Dans sa dernière sortie, à l’issue du conseil des ministres du 19 septembre, la porte-parole du gouvernement, Fatima Ahamada, ancienne journaliste de l’ORTC, a su lire au mot près la stratégie de communication élaborée en haut lieu et destinée à justifier l’élimination physique après des heures de tortures du jeune gendarme qui a blessé le chef de l’État, Azali Assoumani.
Par Mahmoud Ibrahime
Elle aurait pu évoquer l’inhumanité des militaires qui ont « interrogé » le coupable à Beit-Salam ou ailleurs, qui lui ont coupé plusieurs organes et fait des entailles à certains membres, avant de lui mettre une balle dans la tête et deux autres à la poitrine. Non, elle a préféré faire la propagandiste de Beit-Salam.
Elle aurait même pu arrêter son discours à l’évocation de « la santé retrouvée du chef de l’État ». Ce gouvernement n’est pas à un mensonge près et l’on aurait fermé les yeux.
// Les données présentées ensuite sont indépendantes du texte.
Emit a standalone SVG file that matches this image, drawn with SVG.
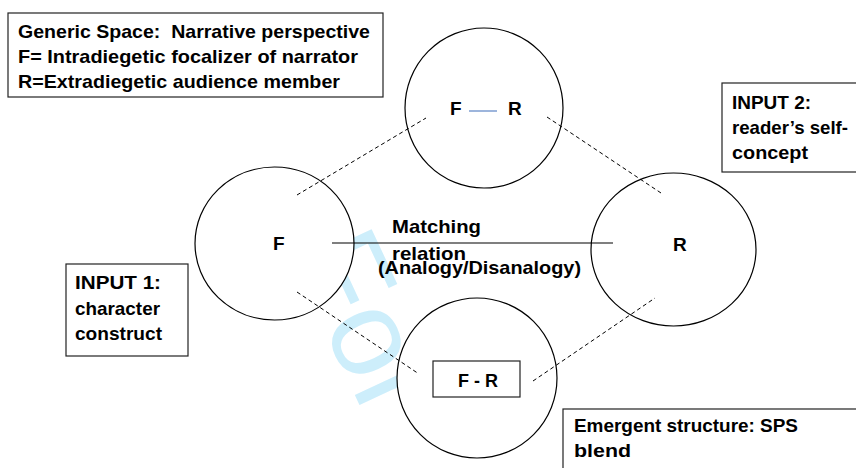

Mais, elle a trouvé utile, et avec elle tout le gouvernement et les conseillers en communication de bafouer la mémoire d’un mort qui vient juste d’être enterré. Le jeune homme de 24 ans, qui a blessé le chef de l’État le 13 septembre dernier, est présenté comme un drogué (« mndru wahe le tibako masera »), « un terroriste » qui n’était pas « lui-même » (« kadjaka waye »). Rien de moins. Son argument ? « Beaucoup de gens le montrent ». C’est ce qu’on appelle du journalisme de haut niveau. On se demande si c’est bien la même ministre qui appelait récemment les usagers des réseaux sociaux à plus de mesure et à éviter les insultes contre des personnes, quel que soit leur bord politique.
Le pire, c’est qu’avant de balancer ces insanités sur un mort, la porte-parole du gouvernement a précisé que « le Procureur de la République a ouvert une nouvelle enquête pour savoir comment il est mort et en tant qu’exécutif nous ne pouvons rien dire, nous attendons les conclusions et les explications du Procureur ». Ewa !
Alors pourquoi le gouvernement a-t-il choisi cette sale communication dans un pays musulman où le mort doit être respecté ?
Dès l’annonce des tortures qu’a subies ce jeune homme, le gouvernement a diffusé l’idée que c’était un fou, un drogué, un terroriste. Ustadh Harouna, qui avait sans doute prévu une telle dérive de la communication du gouvernement, a tenu à rappeler devant la tombe de la victime que certes, dans sa jeunesse, il avait commis des erreurs, mais que ces dernières années, il avait fait un travail sur lui-même pour revenir à la prière. Ustadh Harouna a affirmé qu’il arrivait même à Fano de diriger la prière. Le jour même où il allait blesser le chef de l’État, il l’a trouvé assis sur la terrasse de la mosquée en pleine méditation et à son interrogation, le jeune gendarme avait répondu : « Je me repose un peu avant d’aller à mes occupations ».
Maintenant, si le gouvernement veut continuer avec cette sale communication, qu’il nous explique pourquoi il a fait exécuter un homme qui était « fou » et « drogué », c’est-à-dire qui n’était nullement conscient de ses actes. Qu’on nous dise si ce gouvernement fait ainsi l’aveu qu’il recrute parmi la jeunesse comorienne des drogués et des fous puisque ce jeune homme était un militaire qui exerçait depuis deux ans. Cela expliquerait ces exécutions sommaires et ces tortures jusqu’à la mort qu’il nous a été donné de voir ces derniers temps. Au moins, son acte peut nous révéler qu’à un moment, il a compris que ce qu’on lui demandait de faire quotidiennement, comme bon nombre de jeunes militaires sur les pick-up, n’était pas conforme ni avec l’éducation ni avec la religion de ce pays.
Il est affligeant de constater que, maintenant, à chaque assassinat, sous les tortures ou par « balle perdue », comme disait un ancien ministre et porte-parole du gouvernement, les communicants de Beit-Salam et du gouvernement sont à l’œuvre pour ramasser les morceaux de chair et passer la serpillère, faire disparaitre le sang encore frais par des mots dont ils n’imaginent sans doute pas ce qu’ils causent de douleurs aux familles qui ont perdu leurs enfants dans des conditions aussi atroces. Et ils ont l’arrogance de croire que grâce à leur funeste travail, il ne restera rien de tous ces meurtres de jeunes gens à la fleur de l’âge. C’est ainsi que se fortifie l’illusion des grands communicants qui servent la dictature d’Azali Assoumani.